A new Institute for Public Policy (IPPR) study shows if Northern transport had seen the same investment as London over the last decade, it would have received £140bn more.
Published today (Monday 9th June), the study found the North of England could have built the equivalent of seven Elizabeth lines.
To conduct the research, experts from IPPR and IPPR North examined Treasury figures over the decade to 2022/23. They found that London received £1,183 per person per year while the North got less than half – £486 of transport spending per person.
While the statistic for the North of England is poor, the East Midlands fared even worse. Researchers found an average of £355 per person was spent on transport investment – less than a third received by London.
‘Today’s figures are concrete proof that promises made to the North over the last decade were hollow. It was a decade of deceit,’ Marcus Johns, a senior research fellow at IPPR North, said. ‘We are 124 years from the end of Queen Victoria’s reign, yet the North is still running on infrastructure built during her reign, while our transport chasm widens.
‘This isn’t London-bashing – Londoners absolutely deserve investment. But £1,182 per person for London and £486 for Northerns? The numbers don’t lie – this isn’t right.’
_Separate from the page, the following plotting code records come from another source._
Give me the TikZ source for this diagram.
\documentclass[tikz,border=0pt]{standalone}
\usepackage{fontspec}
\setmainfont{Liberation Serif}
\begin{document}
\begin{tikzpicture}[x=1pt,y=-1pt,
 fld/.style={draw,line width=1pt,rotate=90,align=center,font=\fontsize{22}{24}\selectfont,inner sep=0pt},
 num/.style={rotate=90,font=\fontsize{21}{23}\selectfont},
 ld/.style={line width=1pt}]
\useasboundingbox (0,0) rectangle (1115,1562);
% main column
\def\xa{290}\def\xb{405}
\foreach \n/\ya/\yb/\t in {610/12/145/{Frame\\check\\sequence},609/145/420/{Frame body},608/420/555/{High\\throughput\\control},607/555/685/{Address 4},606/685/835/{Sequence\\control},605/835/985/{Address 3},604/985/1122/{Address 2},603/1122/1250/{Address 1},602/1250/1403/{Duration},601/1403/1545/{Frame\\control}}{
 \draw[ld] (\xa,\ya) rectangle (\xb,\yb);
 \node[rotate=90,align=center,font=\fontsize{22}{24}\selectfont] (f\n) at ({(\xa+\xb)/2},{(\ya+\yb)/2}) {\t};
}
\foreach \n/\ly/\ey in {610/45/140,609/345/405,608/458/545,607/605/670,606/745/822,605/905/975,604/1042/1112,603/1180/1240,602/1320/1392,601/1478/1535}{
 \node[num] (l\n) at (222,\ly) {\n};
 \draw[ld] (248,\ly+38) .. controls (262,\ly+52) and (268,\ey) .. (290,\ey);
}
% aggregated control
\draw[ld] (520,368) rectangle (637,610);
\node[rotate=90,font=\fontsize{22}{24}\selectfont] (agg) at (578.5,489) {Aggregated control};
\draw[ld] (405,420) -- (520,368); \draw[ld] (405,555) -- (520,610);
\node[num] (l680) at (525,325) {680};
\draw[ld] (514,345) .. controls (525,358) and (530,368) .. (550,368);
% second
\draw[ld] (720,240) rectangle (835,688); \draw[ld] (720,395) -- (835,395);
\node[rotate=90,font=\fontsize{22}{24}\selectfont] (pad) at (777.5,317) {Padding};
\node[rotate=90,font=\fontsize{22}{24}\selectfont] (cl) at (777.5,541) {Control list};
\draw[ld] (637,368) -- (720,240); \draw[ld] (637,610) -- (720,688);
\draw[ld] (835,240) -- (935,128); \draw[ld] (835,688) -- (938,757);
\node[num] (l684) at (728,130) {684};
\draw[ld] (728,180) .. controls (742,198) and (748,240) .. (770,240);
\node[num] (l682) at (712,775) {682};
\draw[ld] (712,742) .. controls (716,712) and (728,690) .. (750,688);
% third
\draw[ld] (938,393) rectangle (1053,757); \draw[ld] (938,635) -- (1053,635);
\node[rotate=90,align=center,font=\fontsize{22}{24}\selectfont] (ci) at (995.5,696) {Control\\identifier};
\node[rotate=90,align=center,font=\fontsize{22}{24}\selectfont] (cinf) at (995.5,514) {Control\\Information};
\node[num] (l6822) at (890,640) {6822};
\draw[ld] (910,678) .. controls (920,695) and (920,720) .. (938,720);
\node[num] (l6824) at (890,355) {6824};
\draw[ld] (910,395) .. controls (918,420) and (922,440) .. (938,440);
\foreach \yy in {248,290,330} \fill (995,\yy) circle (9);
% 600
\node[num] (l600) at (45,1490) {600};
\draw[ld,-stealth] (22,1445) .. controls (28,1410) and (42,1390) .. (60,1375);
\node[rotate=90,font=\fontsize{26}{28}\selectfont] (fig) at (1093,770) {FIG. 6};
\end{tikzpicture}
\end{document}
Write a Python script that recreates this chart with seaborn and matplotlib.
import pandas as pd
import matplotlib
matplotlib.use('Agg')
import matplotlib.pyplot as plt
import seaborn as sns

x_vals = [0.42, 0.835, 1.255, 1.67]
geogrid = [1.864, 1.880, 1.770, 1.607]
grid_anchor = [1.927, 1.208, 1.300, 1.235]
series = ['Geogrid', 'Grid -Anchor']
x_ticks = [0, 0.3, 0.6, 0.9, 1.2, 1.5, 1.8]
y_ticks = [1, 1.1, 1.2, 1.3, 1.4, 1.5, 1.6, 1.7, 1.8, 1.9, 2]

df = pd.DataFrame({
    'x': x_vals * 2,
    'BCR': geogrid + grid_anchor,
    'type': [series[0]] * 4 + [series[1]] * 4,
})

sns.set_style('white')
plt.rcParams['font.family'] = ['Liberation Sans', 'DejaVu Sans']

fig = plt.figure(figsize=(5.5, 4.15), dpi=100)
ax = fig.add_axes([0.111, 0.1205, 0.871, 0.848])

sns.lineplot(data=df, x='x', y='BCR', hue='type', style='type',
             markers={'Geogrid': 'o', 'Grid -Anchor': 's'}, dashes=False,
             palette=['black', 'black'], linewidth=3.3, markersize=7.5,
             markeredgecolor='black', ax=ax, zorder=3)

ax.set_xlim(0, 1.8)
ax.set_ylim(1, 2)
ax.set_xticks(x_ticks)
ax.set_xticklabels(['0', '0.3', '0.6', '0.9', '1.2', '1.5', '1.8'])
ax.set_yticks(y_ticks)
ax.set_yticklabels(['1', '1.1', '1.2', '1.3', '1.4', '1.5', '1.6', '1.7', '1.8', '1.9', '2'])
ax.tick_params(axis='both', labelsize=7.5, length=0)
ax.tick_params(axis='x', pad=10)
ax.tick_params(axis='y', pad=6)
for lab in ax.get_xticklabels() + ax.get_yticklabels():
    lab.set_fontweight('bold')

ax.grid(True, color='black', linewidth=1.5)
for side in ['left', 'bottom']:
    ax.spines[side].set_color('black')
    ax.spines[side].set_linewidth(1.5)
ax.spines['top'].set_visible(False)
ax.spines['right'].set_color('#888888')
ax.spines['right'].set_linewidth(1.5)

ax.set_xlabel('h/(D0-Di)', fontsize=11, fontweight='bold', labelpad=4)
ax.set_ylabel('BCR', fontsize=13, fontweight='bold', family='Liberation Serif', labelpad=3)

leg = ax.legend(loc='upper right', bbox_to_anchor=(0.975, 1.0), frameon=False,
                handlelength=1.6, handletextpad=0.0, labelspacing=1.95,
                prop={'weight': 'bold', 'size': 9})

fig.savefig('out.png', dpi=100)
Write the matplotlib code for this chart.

One example of how Northern transport has been failed within the last 10 years is the scrapping of the northern leg of HS2. Said to be ‘Britain’s new high-speed railway’, the train route was supposed to provide better access to cities across the UK and bridge the north-south divide.
However, the government have made recent promises to improve Northern transport. Chancellor Rachel Reeves has pledged to invest £15bn in the spending review, which is due to take place this Wednesday, to improve transport outside of our capital city. This includes plans to create a tram service in Leeds.
Though IPPR North have said authorities need to go even further. The thinktank have partnered with Jim O’Neill, former Treasury minister and chair of the Northern Powerhouse Partnership.
‘Good governance requires the guts to take a long-term approach, not just fix fixes,’ Jim said. ‘So the chancellor is right in her focus on the UK’s longstanding supply-side weaknesses – namely our woeful productivity and weak private and public investment.’
‘Backing major infrastructure is the right call, and this spending review is the right time for the chancellor to place a big bet on northern growth an begin to close this investment chasm,’ he continued.
‘But it’s going to take more than commitments alone – she’ll need to set out a transport framework for delivery.’